A few months ago when I decided to create this blog, I think I forgot to mention that I was a stay at home mom to a 1-year-old baby girl and that my husband, Jon, was the only working to provide for our family.
Now, that has changed. I got a job in a new town and we moved from Great Falls, MT to my husband’s hometown, Omaha, NE. And of course, that’s a huge change for anyone.
So now, I am the one that goes to work every day, and Jon stays at home with our child. Therefore, by the time that I make it back home, I just want to spend time with them and to try to relax before we start Astrid’s bedtime routine.
So now, after the adjustment period, I will try to make the effort to write more content and I hope you like it!!.
When I first started dating my husband, I didn’t think a lot about our cultural differences. Sure some of them were pretty obvious, like the fact that I love to dance to music like salsa, cumbia, and merengue and he’s more of a country boy. But it wasn’t something that wouldn’t let me sleep at night.
In fact, those little differences were something exciting because it was something new, and the fact that we met in Montana didn’t make those differences that obvious because the amount of Hispanic population is really low so I had to adapt in order for me to “survive”.

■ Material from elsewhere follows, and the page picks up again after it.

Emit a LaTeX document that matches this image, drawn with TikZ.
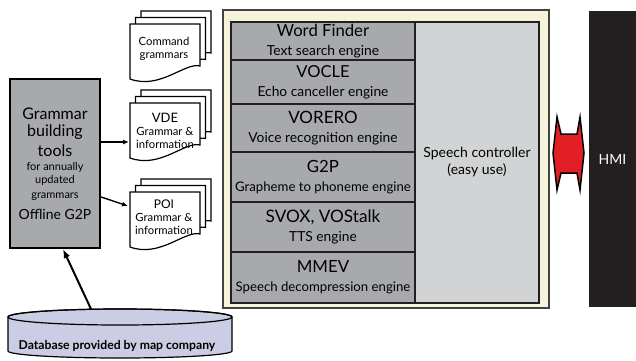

So now, after being together for 4 years and having our first child, we’ve realized that our cultural differences have a certain impact on our marriage. Is not necessarily a bad impact, but the two of us had to change or compromise for certain things that probably if we had married to someone from our same culture, we wouldn’t’ have done.
The first thing that we had to adapt to was food. Everything related to the kind of food that we used to eat by ourselves and the time of the day that we used to do it has changed.
Our breakfast got heavier (not as heavy as brunch but we eat a good amount of food). In Mexico I was used to having a heavier breakfast because for us, breakfast is the most important meal for the day and here in the USA, I noticed that people tend to skip it. So we found an amount of food that would work for the two of us without overeating or feel hungry after eating breakfast.
Dinner time starts later. In the USA, dinner time starts at 4 pm ( I guess because in most of the places they give you a huge amount of food that includes either soup or salad and your main course ) but again, we had to adjust because for me dinner was the lightest meal of the day and would start around 6 or 7 pm. So we both compromised with the amount of food again and now due to Jon’s work, we eat dinner around 8 pm.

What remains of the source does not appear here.